Prologo: un ragazzo in divisa nera attraversa un vialetto infangato in sella alla sua bici. È autunno, ormai, ed è da quasi un anno lontano migliaia di chilometri da casa. Lontano per coltivare una passione, la bicicletta; per divertirsi sì, guai altrimenti, ma anche per cercare di farne qualcosa in più che una semplice serie di gare con gli amici con i quali ha attraversato l’oceano, o restare a bocca aperta mentre di fianco passano i migliori corridori del vecchio continente.
Il ragazzo pedala senza infrangere alcuna regola della sua realtà, pur mescolandosi con la fantasia. Guarda verso l’orizzonte e sogna di diventare un professionista.
Attorno a lui è iniziato il fogliaggio. Macchie rosse, gialli e arancioni incorniciano la scena belga, di un belga fiammingo, diremmo per enfatizzare e colorire. Arriva in cima a una breve salitella dopo aver provato e riprovato curve insidiose; dopo aver tentato e ritentato a saltare gli ostacoli, dopo essere scivolato un paio di volte portandosi l’ingombro della bici sulle spalle. Ha guanti pesanti, le labbra gonfie per il freddo, si scrolla di dosso la fatica pensando all’indomani. Tutto è attesa per il giorno della gara.
I fatti: Gli appassionati di ciclocross saranno sicuramente rimasti incuriositi quando, un po’ di tempo fa, hanno visto alcuni ragazzi messicani prendere il via a gare internazionali del calendario italiano. Figuratevi averli visti a Tabor, Repubblica Ceca, e poi a Koksijde, Belgio, per la Coppa del Mondo, e a Merksplas, sempre Belgio, quarta prova stagionale del Superprestige.
A Tabor una data simbolo: il 14 novembre infatti è stata la prima volta per un team e per atleti messicani nella storia di questa disciplina.
L’internazionalizzazione del ciclismo appare scontata ormai quando parliamo di strada, e di pista, quella del ciclocross decisamente meno, in un mondo, quello del fango, che attualmente per numeri e qualità è dominato dalla lingua neerlandese con inserimenti britannici, che fanno sistema, mentre la presenza di Blanka Vas ad esempio, ungherese, più che figlia di un movimento in fermento o che investe, è molto più semplicemente talento.
Il progetto della A.R. Monex, la squadra di cui parliamo, che ha avuto per lungo periodo base sul Monte Titano, San Marino, prevedeva esperienza da fare in Europa al cospetto dei più grandi, come ha raccontato il team manager della squadra Alejandro Rodriguez: «I nostri corridori volevano capire a che livello sono e adesso sanno quanta strada c’è da fare, di sicuro si portano dietro un bagaglio di esperienza incredibile». Un’esperienza che è partita già all’inizio del 2021: i ragazzi della A.R. Monex infatti hanno preso parte a diverse prove di mountain bike, con gettoni in Coppa del Mondo, e pure su strada si sono fatti notare e persino con buoni risultati sia tra gli Under 23 che tra gli juniores.
Dunque non è solo folclore, anzi, mentre è forte la curiosità nel vedere el tricolor messicano e quelle maglie nere con le bandine celesti sulle maniche.
Tra questi corridori c’è Isaac Del Toro, che nelle sue esperienze nel CX ha persino vinto a novembre una gara del calendario italiano, il Trofeo Bikeland Ciclocross a Città di Castello.

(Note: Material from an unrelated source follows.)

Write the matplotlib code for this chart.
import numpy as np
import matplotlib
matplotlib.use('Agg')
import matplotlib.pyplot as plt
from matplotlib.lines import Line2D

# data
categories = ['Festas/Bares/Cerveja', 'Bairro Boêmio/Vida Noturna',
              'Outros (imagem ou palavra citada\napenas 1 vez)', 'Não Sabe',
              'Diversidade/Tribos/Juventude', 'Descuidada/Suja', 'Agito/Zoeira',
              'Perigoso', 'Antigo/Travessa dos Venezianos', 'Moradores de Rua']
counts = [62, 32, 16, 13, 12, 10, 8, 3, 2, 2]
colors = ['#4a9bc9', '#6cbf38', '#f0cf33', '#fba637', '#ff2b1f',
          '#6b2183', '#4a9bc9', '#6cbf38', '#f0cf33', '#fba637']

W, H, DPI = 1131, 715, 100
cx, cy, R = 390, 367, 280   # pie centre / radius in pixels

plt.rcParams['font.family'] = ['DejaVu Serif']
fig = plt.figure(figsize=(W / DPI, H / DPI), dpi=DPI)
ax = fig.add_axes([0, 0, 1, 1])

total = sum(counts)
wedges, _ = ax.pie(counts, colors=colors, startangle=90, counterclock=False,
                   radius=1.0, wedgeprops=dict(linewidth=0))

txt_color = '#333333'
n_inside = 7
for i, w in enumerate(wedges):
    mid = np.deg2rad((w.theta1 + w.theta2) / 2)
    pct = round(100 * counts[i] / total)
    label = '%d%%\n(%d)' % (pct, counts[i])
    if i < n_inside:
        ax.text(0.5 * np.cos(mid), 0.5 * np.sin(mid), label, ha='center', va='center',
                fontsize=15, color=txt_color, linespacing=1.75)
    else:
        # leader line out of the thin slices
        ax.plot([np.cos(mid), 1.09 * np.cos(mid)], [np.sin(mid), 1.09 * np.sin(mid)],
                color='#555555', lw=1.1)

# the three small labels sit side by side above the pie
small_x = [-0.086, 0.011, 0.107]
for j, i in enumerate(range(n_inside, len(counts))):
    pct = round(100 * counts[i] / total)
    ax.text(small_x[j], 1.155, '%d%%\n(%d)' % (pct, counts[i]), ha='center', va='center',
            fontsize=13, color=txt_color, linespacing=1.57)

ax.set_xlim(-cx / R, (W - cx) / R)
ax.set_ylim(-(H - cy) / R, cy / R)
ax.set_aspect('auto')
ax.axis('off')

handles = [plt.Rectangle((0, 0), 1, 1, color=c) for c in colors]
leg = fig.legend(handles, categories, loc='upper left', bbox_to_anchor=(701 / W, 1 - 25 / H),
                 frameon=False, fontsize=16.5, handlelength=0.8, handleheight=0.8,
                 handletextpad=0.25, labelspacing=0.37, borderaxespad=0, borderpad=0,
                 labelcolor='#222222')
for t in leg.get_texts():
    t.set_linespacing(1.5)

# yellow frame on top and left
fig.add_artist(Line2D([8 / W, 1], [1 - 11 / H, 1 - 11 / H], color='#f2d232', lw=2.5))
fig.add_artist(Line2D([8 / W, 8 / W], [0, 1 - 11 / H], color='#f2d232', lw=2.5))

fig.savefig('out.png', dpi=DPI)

Ha collezionato un 20° posto a Brugherio e un 22° posto al Trofeo Guerciotti: per nulla male considerata anche la giovanissima età: 18 anni compiuti nei giorni scorsi. 37° a Tabor, in Belgio, Isaac, sempre il migliore dei suoi, ha ottenuto un 40° posto nel Superprestige di Merksplas e un 41° a Koksijde in Coppa del mondo, misurandosi nella categoria élite con il meglio in circolazione.
Ora torneranno a casa, «L’obiettivo è crescere – racconta sempre Rodriguez – e chissà, magari un giorno diventare delle star del ciclismo in Messico e motivare così altri giovani a conoscere questa grande, meravigliosa e durissima disciplina».

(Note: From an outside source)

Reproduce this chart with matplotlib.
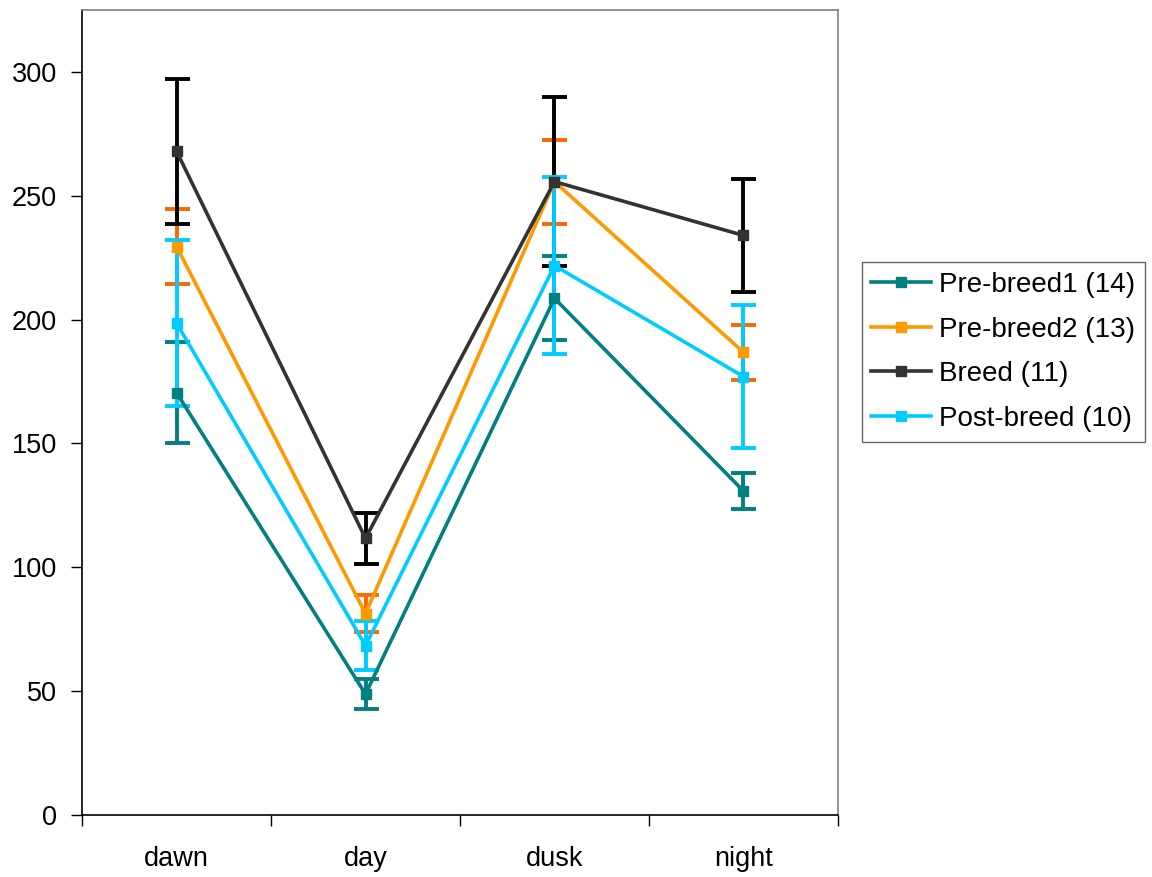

Hanno un hashtag – #LoVamosALograr – ovvero ce la faremo, banale, volendo, ma così importante per loro. Come primo approccio ce l’hanno fatta, l’obiettivo è quello di diventare sempre più forti, magari trovare un contratto tra i grandi in Europa, e fosse possibile far parlare di sé.
Epilogo: la stagione per loro si chiude. Il ragazzo carica la sua bici nel pulmino e chiude gli occhi mentre rientra a casa ripensando all’autunno belga, al fango che gli ricopriva occhi e bocca. A quei mostri sacri del ciclocross. E in fondo a quel viale un tramestio di biciclette e freni. Il suono del ciclismo.